Nick Fagnant, M.Ed., M.A.T.M., Ph.D. Student

“I never feel as alive as I do in a classroom or on retreat with my high school students. To quote Dr. Brené Brown, so many kids do not believe that they are “worthy of love and belonging,” and it was a deep honor to be able to accompany them through their desolations and into their consolations. I helped my students encounter Jesus as a friend and brother and spread that love beyond the borders of their own hearts and into our school and broader communities. Many of my students identified as LGBTQ+, and working with them was simultaneously joyous and heartbreaking. I journeyed to the CSTM to better engage with the theology that my LGBTQ+ students felt marginalized them and to help the Church better proclaim not only that LGBTQ+ folks are “worthy of love and belonging,” but celebrated as crucial members of the Body of Christ. When finishing my MATM, I realized that there was more work to be done, so I discerned that the Spirit was calling me to continue my journey into the PhD in Theology and Education. I am currently working to become a leader in the movement to ensure that the Church continues in its development toward loving our LGBTQ+ students in ways that would make my students proud.”

Samantha Eckrich, MATM ’24, Arrupe Jesuit High School Biology and Art Teacher in Denver, Colorado

“The past few years, I’ve been working at Arrupe Jesuit High School as a Biology and Art Teacher in Denver, Colorado. I started there as a part of a volunteer program after graduating, and at this point, I didn’t know what shape my life would take. I followed the inner impulse to become a teacher almost on a whim. I had a sense that here was a profession that would be challenging in the best of ways–I wanted to place myself in a sphere where I knew I would grow. And I did. Part of this was the incredible community of supportive and joyful staff, but it was also at it’s core, the relationships with students themselves. My first year of teaching, I would have been horrified at a bottle of blue paint exploding across a room of twenty-five Freshmen. It would signify a feeling of failure and lack of control. But by the end of my time as a teacher, I had become a person who stopped, assessed, but then broke into laughter at the ridiculous scene of shocked blue faces and fresh paint dripping down dress clothes onto the floor. The reaction of the class was nervous laughter as they joined in the shared moment–almost frozen in time–where the reality of companioning one another on the turbulent yet silly journey of life felt more tangible than ever. On this pilgrimage of becoming ourselves (teachers, people of faith, more fully-realized humans), there are moments we get to stop and see something in ourselves that isn’t the same; it has shifted or grown. When I reflect on my own development, I can see how teaching shaped me, and I can imagine how these activated gifts, desires, skills, and dreams might continue to flourish and morph in new contexts, on a tangential path. I once again found myself desiring to be placed in a space that would challenge and shape me anew, and I found the CSTM. I am only in my first few weeks here, so there are still many “blue paint moments” to come, but I’m here with open palms, ready to become.
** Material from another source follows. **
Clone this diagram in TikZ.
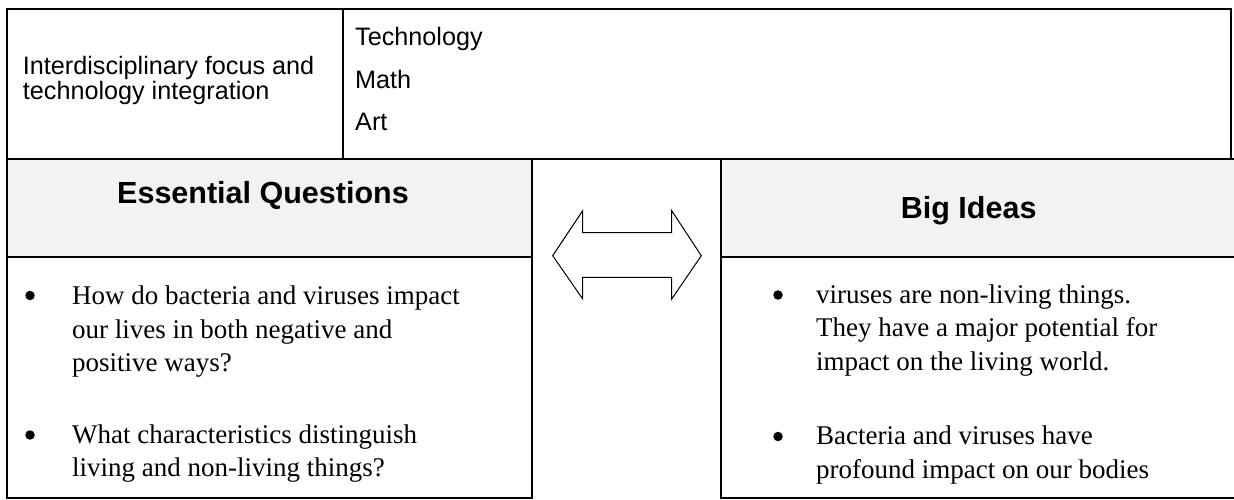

Jack Connors,  Teacher for four years at Aquinas High School in Augusta, GA.

“As I sat, profoundly exhausted, in the back of the dark, gently rustling chapel, I wondered what on earth I was doing. It was a Friday in Lent, a perfect excuse for a much needed break from the classroom for both myself and my students to spend the hour in adoration. As I glanced around, a few students were frantically studying for a test, at least a dozen were asleep, and a few more were furtively (or at least they thought) playing games on their phones. A lone student or two was kneeling in prayer.

Slightly annoyed by the general obstinacy, I reflected on my choice to become a high school history teacher three years prior. I was going to make a difference. Stories, leaders, progress: these things mattered and I could inspire students to change the world. The reality, though, was long hours of talking about facts no one would remember, interrupted by endless squabbles over grades or due dates. Yes, there were moments when a spark in students’ eyes would let me know that what we were doing mattered, but was it enough?
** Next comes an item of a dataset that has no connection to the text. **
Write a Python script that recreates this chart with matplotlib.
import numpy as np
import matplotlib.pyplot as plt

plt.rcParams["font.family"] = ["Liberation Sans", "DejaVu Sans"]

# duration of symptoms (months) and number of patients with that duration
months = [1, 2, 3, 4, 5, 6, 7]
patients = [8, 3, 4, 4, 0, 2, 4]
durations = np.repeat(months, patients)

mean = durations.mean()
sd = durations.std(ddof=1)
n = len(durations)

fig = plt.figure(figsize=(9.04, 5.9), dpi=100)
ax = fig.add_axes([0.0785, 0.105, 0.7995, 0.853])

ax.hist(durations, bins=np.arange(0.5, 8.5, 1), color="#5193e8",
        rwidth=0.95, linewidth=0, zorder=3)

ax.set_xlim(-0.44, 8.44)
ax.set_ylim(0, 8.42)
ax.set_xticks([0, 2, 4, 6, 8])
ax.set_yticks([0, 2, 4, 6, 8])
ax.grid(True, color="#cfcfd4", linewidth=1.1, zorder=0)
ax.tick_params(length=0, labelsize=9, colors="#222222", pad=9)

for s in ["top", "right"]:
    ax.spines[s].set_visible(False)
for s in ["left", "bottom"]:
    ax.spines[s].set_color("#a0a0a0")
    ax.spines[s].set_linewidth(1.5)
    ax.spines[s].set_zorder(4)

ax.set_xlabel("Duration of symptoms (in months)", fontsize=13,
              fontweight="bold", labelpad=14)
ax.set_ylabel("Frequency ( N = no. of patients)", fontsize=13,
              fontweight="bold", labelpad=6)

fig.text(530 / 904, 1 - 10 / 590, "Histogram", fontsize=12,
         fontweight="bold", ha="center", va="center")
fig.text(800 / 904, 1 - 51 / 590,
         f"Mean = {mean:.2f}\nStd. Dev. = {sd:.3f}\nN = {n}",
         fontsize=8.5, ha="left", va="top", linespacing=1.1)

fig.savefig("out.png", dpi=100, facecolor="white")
As I glanced around the room, from the Blessed Sacrament back to the kids, the reality spoke to me. I chose this career because I truly want to help these kids grow as people, not simply as essay writers or college applicants. Deep down, I truly want to care for them- even the one now audibly snoring in the front row. Sitting in that slightly stuffy, overcrowded chapel the answer was suddenly clear. The call was to authentically care for young people, and I was going to need help to live it out.
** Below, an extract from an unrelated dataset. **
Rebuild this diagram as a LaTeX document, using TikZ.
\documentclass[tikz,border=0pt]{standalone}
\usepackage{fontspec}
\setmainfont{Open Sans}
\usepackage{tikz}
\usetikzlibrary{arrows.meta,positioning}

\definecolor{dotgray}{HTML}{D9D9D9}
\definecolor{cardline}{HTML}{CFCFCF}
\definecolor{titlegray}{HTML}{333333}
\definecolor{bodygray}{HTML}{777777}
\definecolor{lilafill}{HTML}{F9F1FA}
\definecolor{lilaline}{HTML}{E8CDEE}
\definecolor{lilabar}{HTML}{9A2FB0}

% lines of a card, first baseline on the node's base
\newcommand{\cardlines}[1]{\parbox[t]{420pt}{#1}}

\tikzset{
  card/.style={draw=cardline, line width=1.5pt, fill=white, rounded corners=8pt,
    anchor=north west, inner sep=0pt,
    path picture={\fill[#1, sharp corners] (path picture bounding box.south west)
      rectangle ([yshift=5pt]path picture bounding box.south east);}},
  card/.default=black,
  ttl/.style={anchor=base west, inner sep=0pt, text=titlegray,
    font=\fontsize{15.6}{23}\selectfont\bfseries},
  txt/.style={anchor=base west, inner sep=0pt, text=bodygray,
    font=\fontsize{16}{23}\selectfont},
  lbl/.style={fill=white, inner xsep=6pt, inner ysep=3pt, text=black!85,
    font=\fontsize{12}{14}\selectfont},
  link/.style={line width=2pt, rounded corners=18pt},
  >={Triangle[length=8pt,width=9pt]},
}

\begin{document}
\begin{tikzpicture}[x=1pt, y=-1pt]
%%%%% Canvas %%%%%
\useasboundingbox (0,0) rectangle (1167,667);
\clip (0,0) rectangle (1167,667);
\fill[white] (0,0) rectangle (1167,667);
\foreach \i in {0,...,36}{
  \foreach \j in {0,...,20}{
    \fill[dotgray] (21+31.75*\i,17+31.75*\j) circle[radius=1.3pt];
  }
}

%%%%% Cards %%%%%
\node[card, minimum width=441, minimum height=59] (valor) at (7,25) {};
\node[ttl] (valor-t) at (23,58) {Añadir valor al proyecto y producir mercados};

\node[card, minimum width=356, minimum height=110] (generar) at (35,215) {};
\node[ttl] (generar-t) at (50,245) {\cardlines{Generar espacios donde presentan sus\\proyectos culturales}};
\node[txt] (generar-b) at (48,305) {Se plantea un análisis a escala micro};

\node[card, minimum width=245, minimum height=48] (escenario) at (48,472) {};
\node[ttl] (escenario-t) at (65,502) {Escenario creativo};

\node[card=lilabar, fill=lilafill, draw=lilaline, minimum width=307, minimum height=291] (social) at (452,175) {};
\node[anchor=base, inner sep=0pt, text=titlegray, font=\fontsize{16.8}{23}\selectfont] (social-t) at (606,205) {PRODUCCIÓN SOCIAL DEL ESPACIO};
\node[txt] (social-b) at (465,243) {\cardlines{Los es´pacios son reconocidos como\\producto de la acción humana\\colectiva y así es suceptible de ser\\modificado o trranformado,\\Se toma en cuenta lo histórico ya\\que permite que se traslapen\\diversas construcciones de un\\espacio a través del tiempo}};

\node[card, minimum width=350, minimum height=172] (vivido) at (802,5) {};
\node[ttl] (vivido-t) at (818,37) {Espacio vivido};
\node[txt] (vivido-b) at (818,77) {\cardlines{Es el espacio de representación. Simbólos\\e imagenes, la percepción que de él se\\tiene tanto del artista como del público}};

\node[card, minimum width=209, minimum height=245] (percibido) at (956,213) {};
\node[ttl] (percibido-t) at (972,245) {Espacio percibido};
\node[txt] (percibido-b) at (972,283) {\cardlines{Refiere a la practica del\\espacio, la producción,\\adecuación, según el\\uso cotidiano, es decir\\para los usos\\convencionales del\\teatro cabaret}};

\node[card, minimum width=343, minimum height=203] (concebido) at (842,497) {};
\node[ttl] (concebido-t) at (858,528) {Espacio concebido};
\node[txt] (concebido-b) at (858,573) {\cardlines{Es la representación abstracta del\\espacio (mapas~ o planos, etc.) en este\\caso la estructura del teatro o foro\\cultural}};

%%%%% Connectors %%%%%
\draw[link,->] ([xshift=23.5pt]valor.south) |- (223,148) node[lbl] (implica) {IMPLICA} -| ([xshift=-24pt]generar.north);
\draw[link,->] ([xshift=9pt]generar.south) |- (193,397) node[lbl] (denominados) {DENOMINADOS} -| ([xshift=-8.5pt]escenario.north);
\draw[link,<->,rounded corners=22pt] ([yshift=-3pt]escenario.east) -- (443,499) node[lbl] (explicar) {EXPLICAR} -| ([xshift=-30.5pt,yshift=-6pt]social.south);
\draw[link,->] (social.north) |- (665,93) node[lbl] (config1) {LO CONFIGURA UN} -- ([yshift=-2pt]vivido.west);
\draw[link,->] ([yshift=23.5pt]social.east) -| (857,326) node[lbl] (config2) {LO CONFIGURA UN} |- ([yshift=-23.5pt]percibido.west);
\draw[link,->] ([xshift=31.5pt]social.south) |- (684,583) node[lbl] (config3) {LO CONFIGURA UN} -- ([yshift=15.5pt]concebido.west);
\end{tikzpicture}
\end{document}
A year later, I applied to the School of Theology and Ministry at Boston College. Here I have been able to think about education not simply as memorization of facts or comprehension of dogmas, but as a ministry. My classes are preparing me to not only help students come to know the teachings of the Church, but know they are loved and cared for through my own witness to the love and mercy of my silent, yet assertive, dialogue partner from that day in the chapel.”